**DATA TO PROCESS**
★ ★ ★ ★

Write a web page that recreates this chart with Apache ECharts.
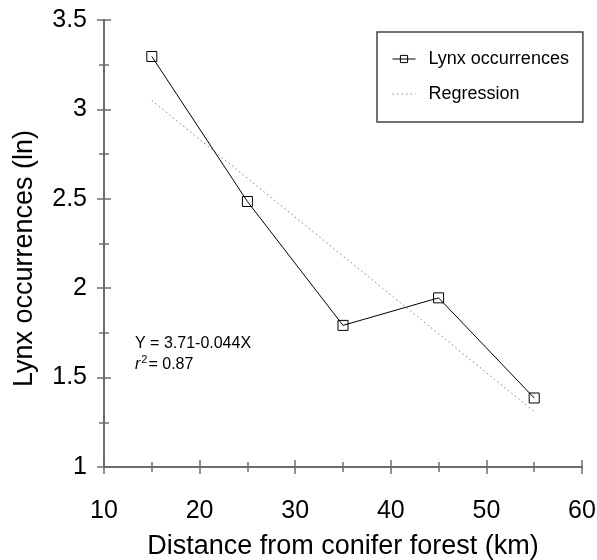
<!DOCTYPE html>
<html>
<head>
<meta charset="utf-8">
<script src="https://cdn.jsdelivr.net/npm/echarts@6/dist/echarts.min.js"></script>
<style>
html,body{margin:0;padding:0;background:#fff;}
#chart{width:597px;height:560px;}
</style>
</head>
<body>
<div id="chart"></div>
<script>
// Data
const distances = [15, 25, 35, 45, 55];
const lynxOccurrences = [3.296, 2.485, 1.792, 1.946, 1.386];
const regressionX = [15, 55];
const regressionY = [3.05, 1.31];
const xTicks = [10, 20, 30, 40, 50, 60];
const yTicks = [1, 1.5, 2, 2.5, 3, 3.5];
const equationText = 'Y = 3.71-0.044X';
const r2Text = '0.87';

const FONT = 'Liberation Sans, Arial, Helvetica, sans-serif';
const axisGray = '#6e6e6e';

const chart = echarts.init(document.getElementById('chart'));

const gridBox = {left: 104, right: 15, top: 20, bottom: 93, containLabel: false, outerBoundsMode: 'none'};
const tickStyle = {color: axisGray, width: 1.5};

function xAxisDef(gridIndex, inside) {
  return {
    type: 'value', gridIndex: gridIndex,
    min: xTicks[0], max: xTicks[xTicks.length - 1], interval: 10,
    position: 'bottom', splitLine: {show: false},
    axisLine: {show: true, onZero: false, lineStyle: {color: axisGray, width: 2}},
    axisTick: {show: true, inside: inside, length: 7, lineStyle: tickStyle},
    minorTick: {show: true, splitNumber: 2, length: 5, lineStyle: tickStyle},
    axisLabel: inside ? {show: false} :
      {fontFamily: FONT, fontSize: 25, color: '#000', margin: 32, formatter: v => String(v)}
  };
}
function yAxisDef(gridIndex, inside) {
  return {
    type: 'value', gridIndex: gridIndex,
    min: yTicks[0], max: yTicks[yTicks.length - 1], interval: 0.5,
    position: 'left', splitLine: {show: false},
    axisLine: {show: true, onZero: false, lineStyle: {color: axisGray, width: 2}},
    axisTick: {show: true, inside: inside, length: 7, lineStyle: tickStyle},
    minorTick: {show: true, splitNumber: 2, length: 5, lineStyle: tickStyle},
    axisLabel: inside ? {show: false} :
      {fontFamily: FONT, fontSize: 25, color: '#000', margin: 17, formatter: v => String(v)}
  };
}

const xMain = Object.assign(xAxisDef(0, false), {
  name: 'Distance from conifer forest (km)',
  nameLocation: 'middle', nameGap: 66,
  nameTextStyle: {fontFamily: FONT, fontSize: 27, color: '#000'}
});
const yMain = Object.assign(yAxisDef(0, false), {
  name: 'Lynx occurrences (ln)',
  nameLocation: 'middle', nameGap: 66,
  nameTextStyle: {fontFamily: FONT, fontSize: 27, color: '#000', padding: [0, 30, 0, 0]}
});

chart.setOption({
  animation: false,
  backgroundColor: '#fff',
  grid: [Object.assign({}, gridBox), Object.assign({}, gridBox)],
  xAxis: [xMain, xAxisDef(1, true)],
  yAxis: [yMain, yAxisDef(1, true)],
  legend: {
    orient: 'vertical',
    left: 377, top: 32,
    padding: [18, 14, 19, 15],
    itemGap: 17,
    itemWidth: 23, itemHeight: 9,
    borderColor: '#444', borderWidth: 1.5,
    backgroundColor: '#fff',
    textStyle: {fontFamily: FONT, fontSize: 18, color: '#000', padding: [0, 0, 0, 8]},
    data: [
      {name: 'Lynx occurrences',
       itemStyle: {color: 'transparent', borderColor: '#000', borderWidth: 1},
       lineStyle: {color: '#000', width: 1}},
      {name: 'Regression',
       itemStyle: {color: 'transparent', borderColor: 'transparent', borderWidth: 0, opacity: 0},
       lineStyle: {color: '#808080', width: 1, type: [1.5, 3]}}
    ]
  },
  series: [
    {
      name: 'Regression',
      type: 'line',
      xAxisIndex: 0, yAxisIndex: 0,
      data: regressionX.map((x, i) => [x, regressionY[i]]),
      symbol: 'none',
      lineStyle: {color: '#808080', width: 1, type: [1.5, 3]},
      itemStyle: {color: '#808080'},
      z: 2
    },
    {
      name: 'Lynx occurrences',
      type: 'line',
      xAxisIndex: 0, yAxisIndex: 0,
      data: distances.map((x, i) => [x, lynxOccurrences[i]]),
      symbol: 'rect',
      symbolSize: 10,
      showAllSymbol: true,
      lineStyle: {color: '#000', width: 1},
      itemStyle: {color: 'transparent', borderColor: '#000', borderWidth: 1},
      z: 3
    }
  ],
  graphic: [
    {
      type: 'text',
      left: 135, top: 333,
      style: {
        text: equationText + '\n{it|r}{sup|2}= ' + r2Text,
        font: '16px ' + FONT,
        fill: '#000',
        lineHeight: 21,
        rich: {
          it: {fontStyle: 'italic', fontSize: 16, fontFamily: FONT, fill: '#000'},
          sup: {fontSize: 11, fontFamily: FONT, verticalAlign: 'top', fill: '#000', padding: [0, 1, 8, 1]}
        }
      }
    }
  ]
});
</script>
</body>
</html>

★ ★ ★ ★

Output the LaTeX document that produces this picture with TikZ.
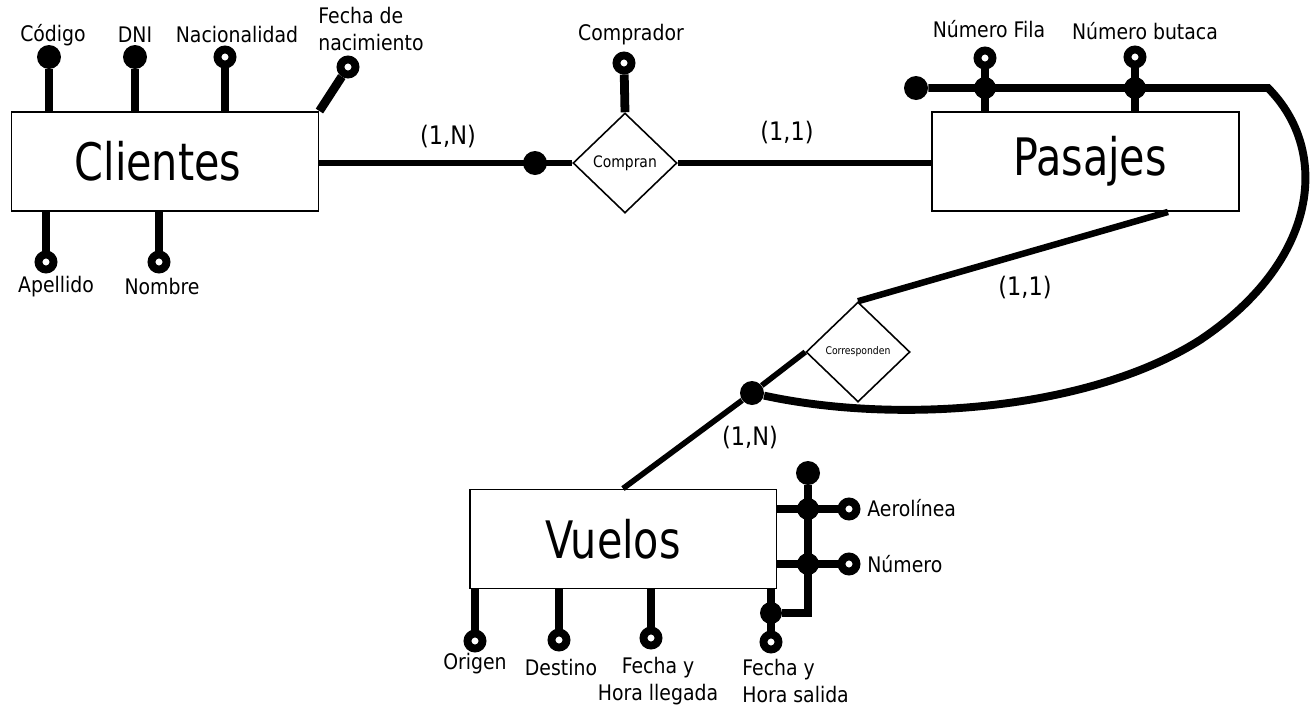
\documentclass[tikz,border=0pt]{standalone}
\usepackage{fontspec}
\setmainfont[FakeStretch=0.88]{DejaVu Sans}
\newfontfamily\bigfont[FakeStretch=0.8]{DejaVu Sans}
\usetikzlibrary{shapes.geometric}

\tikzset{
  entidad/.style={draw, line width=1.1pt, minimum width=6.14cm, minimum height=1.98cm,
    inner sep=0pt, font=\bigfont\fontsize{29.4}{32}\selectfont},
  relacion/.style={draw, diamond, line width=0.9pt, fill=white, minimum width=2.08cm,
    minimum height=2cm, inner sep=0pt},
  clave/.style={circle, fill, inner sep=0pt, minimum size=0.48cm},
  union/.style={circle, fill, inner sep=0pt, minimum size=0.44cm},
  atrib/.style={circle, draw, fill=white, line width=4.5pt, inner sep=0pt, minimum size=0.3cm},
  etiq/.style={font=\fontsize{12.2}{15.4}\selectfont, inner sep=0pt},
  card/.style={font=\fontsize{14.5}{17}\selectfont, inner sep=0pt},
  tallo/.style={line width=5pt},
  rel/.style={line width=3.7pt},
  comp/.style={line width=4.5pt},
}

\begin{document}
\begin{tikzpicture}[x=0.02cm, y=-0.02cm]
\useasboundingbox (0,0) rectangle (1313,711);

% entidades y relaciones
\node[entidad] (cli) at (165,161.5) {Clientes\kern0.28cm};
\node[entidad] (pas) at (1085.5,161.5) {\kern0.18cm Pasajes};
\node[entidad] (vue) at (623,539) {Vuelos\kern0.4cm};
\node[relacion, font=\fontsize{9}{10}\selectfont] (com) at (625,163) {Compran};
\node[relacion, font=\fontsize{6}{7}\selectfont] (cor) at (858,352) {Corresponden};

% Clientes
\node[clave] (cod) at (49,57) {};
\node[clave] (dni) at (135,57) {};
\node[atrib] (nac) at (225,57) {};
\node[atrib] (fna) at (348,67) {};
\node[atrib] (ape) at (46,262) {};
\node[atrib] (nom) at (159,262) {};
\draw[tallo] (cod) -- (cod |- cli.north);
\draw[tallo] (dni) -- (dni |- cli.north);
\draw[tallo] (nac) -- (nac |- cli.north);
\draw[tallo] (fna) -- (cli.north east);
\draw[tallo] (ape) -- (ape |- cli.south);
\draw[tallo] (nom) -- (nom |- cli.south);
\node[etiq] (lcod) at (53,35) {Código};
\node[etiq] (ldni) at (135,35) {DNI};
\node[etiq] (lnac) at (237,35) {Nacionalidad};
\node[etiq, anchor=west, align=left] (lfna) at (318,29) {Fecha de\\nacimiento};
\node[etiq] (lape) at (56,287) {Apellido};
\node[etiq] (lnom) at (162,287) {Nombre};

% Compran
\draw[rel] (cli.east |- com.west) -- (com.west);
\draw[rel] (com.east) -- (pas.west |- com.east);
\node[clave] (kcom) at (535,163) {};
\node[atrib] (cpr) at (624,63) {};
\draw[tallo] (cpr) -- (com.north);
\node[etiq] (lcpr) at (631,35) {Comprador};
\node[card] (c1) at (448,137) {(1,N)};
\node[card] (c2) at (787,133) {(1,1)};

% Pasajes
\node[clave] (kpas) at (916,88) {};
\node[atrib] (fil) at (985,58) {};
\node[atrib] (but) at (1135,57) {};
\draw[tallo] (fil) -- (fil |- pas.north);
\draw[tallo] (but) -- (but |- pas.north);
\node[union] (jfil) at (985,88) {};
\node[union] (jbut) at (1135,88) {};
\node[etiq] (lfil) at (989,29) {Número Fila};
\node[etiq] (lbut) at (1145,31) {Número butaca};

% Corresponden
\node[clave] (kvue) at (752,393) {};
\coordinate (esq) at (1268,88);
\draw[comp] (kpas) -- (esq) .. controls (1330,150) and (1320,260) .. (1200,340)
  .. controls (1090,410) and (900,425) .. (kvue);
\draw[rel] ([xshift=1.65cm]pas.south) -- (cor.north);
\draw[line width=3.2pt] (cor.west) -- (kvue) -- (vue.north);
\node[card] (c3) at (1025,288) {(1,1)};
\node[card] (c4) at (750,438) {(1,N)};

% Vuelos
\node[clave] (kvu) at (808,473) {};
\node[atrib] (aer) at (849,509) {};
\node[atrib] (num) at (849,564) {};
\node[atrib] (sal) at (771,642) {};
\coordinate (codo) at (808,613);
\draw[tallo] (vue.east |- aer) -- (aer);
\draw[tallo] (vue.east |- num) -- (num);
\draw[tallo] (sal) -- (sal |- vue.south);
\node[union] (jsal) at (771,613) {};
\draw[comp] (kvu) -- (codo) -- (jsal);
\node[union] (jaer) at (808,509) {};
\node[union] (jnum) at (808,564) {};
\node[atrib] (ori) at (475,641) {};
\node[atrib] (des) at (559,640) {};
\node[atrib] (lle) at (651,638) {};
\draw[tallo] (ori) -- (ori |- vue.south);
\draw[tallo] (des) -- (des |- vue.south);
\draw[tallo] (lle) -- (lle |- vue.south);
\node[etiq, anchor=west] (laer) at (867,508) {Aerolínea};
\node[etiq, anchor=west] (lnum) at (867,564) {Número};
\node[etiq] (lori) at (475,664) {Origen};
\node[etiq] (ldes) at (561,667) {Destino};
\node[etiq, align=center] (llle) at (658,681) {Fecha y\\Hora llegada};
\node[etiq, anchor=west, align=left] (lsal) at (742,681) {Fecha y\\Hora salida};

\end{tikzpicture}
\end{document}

★ ★ ★ ★

**GOAL**
In the listing above, find the line with "Write a web" and the line with "const chart = echarts.init(document.getElementById('chart'));". Copy both of them and every line between, exactly, but not the pictures.

**THE ANSWER**
Write a web page that recreates this chart with Apache ECharts.
<!DOCTYPE html>
<html>
<head>
<meta charset="utf-8">
<script src="https://cdn.jsdelivr.net/npm/echarts@6/dist/echarts.min.js"></script>
<style>
html,body{margin:0;padding:0;background:#fff;}
#chart{width:597px;height:560px;}
</style>
</head>
<body>
<div id="chart"></div>
<script>
// Data
const distances = [15, 25, 35, 45, 55];
const lynxOccurrences = [3.296, 2.485, 1.792, 1.946, 1.386];
const regressionX = [15, 55];
const regressionY = [3.05, 1.31];
const xTicks = [10, 20, 30, 40, 50, 60];
const yTicks = [1, 1.5, 2, 2.5, 3, 3.5];
const equationText = 'Y = 3.71-0.044X';
const r2Text = '0.87';

const FONT = 'Liberation Sans, Arial, Helvetica, sans-serif';
const axisGray = '#6e6e6e';

const chart = echarts.init(document.getElementById('chart'));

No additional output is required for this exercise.